Why America Deserves a Landslide on Election Night

Tonight, like many Americans, I will be watching the election results roll in with a great deal of anxiety. While I am hopeful that Hillary Clinton wins, I also care deeply about how she wins. That's because women — and Muslims, Mexican-Americans, Jews, disabled people, immigrants, and countless marginalized groups and people — deserve for Donald Trump to lose in a decisive landslide that makes them feel valued and safe in the United States of America.

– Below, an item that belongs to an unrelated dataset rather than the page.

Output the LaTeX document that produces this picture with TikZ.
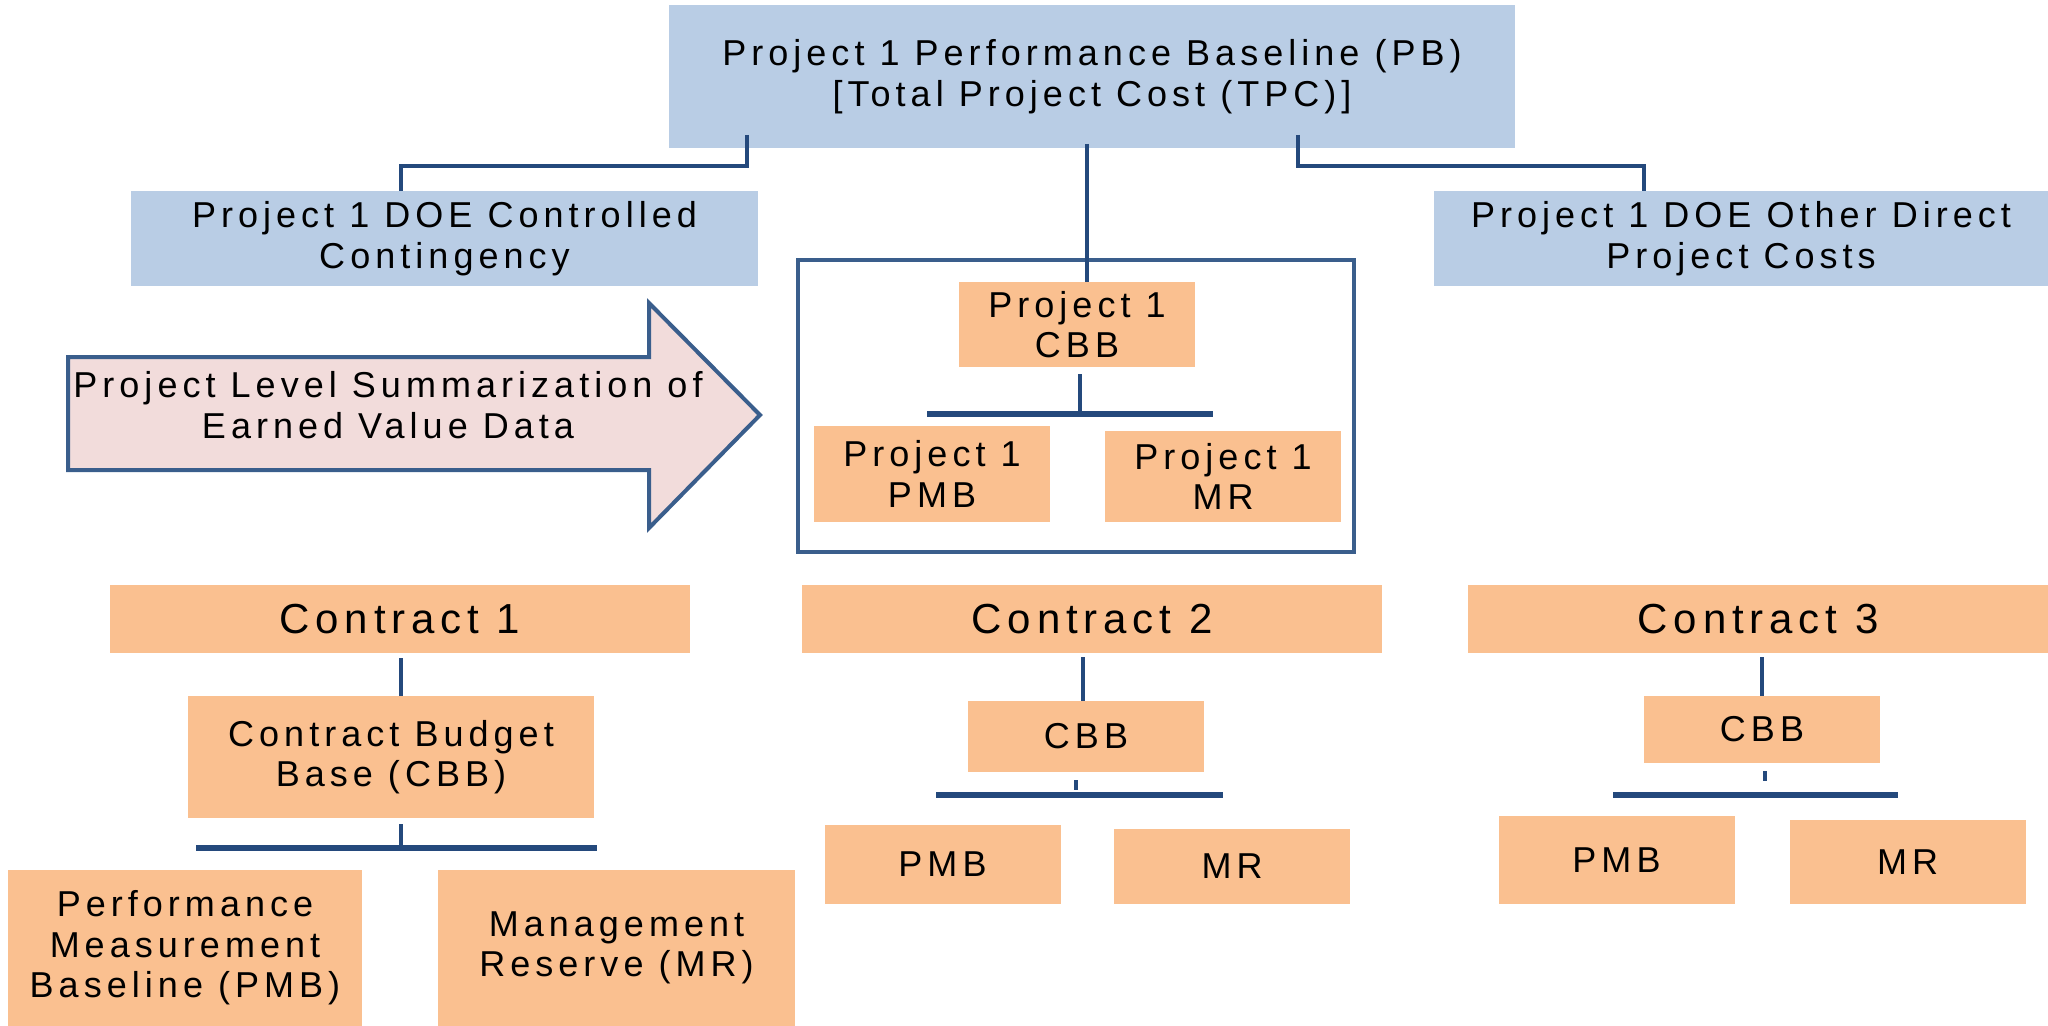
\documentclass[tikz,border=0pt]{standalone}
\usepackage{fontspec}
\setmainfont{Liberation Sans}[LetterSpace=14]
\definecolor{pbblue}{HTML}{B9CDE5}
\definecolor{porange}{HTML}{FAC090}
\definecolor{lineblue}{HTML}{24497C}
\definecolor{edgeblue}{HTML}{3A5E8C}
\definecolor{arrowfill}{HTML}{F2DCDB}
\begin{document}
\begin{tikzpicture}[x=0.5pt,y=-0.5pt,
  box/.style={inner sep=0pt, outer sep=0pt, align=center, font=\fontsize{18}{20.2}\selectfont},
  bbox/.style={box, fill=pbblue},
  obox/.style={box, fill=porange},
  cbox/.style={obox, font=\fontsize{21}{24}\selectfont, minimum width=290pt, minimum height=34pt},
  sbox/.style={obox, font=\fontsize{18}{21}\selectfont, minimum width=118pt},
  conn/.style={draw=lineblue, line width=2pt},
  thinconn/.style={draw=lineblue, line width=1.6pt},
  bar/.style={draw=lineblue, line width=2.6pt}]
\useasboundingbox (0,0) rectangle (2048,1026);

% top level
\node[bbox, minimum width=423pt, minimum height=71.5pt] (pb) at (1092,76.5)
  {Project 1 Performance Baseline (PB)\\{[Total Project Cost (TPC)]}};
\node[bbox, minimum width=313.5pt, minimum height=47.5pt] (dl) at (444.5,238.5)
  {Project 1 DOE Controlled\\Contingency};
\node[bbox, minimum width=307pt, minimum height=47.5pt] (dr) at (1741,238.5)
  {Project 1 DOE Other Direct\\Project Costs};

% project level outline
\node[draw=edgeblue, line width=2pt, minimum width=278pt, minimum height=146pt, inner sep=0pt] (outline) at (1076,406) {};
\node[obox, minimum width=118pt, minimum height=42.5pt] (pcbb) at (1077,324.5) {Project 1\\CBB};
\node[obox, minimum width=118pt, minimum height=48pt] (ppmb) at (932,474) {Project 1\\PMB};
\node[obox, minimum width=118pt, minimum height=45.5pt] (pmr) at (1223,476.5) {Project 1\\MR};

% arrow
\draw[draw=edgeblue, fill=arrowfill, line width=2pt, line join=miter]
  (68,357) -- (649,357) -- (649,303) -- (760,415) -- (649,528) -- (649,470) -- (68,470) -- cycle;
\node[box] (arrowtext) at (388,405) {Project Level Summarization of\\Earned Value Data};

% contracts
\node[cbox] (c1) at (400,619) {Contract 1};
\node[cbox] (c2) at (1092,619) {Contract 2};
\node[cbox] (c3) at (1758,619) {Contract 3};

\node[obox, minimum width=203pt, minimum height=61pt] (cbb1) at (391,757) {Contract Budget\\Base (CBB)};
\node[obox, minimum width=177pt, minimum height=78pt] (pmb1) at (185,948) {Performance\\Measurement\\Baseline (PMB)};
\node[obox, minimum width=178.5pt, minimum height=78pt] (mr1) at (616.5,948) {Management\\Reserve (MR)};

\node[sbox, minimum height=35.5pt] (cbb2) at (1086,736.5) {CBB};
\node[sbox, minimum height=39.5pt] (pmb2) at (942.5,864.5) {PMB};
\node[sbox, minimum height=37.5pt] (mr2) at (1232,866.5) {MR};

\node[sbox, minimum height=33.5pt] (cbb3) at (1762,729.5) {CBB};
\node[sbox, minimum height=44pt] (pmb3) at (1616.5,860) {PMB};
\node[sbox, minimum height=42pt] (mr3) at (1907.5,862) {MR};

% connectors
\coordinate (pbl) at (747,135);
\coordinate (dlt) at (401,191);
\coordinate (pbr) at (1298,135);
\coordinate (drt) at (1644,191);
\coordinate (pbm) at (1087,144);
\draw[conn] (pbl) -- ++(0,31) -| (dlt);
\draw[conn] (pbr) -- ++(0,31) -| (drt);
\draw[thinconn] (pbm) -- (pbm |- pcbb.north);

\coordinate (pcbbd) at (1080,374);
\draw[thinconn] (pcbbd) -- ++(0,40);
\draw[bar] (927,414) -- (1213,414);

\coordinate (c1d) at (401,658);
\coordinate (c2d) at (1083,657);
\coordinate (c3d) at (1762,657);
\draw[thinconn] (c1d) -- (c1d |- cbb1.north);
\draw[thinconn] (c2d) -- (c2d |- cbb2.north);
\draw[thinconn] (c3d) -- (c3d |- cbb3.north);

\coordinate (cbb1d) at (401,824);
\draw[thinconn] (cbb1d) -- ++(0,24);
\draw[bar] (196,848) -- (597,848);

\coordinate (cbb2d) at (1076,780);
\draw[thinconn] (cbb2d) -- ++(0,10);
\draw[bar] (936,795) -- (1223,795);

\coordinate (cbb3d) at (1765,771);
\draw[thinconn] (cbb3d) -- ++(0,10);
\draw[bar] (1613,795) -- (1898,795);
\end{tikzpicture}
\end{document}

The truth is, women haven't been able to fully revel in Clinton's history-making run. All politics aside, this is a watershed moment for gender equality in this country, and it matters greatly. But, it's been cheapened by the cartoon-ish misogyny she's had to face on the road to the White House. It's been diminished by the men we have seen wearing "Trump that b*tch" t-shirts on TV and smiling broadly. It's been deflated by the fact that, according to a recent New York Times poll, nearly half of teen girls said Donald Trump has impacted the way they feel about their bodies. The incessant sexism Clinton has faced, both subtle and overt, was felt deeply and by proxy by millions of women and girls. If anything, this election season has driven home the idea that a woman as president will in no way shatter the "final" glass ceiling any more than electing Barack Obama "ended" racism. It has reminded so many of us of our "otherness" every single day in ways both great and small, from the mildly annoying to the deeply painful.

Obama's run, and Clinton's, both offered a beacon of hope for our country; a promise that we could move past our racist and sexist histories, respectively. But they also served to bring long-simmering hatreds to the surface. In the course of this election, Trump has stoked that contempt and rage — making it seem somehow mundane and commonplace — to an extent we have not witnessed in a political campaign in our lifetimes. Trump's campaign has transcended politics to become a moral and ethical question America must answer.

I am not naive enough to think that the vitriol and hatred Trump has dredged up out of the muck will be silenced if he loses. But I am confident that if a broad majority of the country casts votes against him, we will not only wrest power away from his alt-right, sexist, racist cronies, but send a powerful message of solidarity within our borders and out into the world. We will prove that Trump's opinions are not American opinions. We will prove that we stood against hatred and division. We will come one step closer to healing the wounds this fraught election opened up.

That's why I'll be watching the polls tonight, not just waiting to hear that Clinton has won, but hoping that a remarkable majority of Americans cast their vote not only for themselves, but on behalf of each other.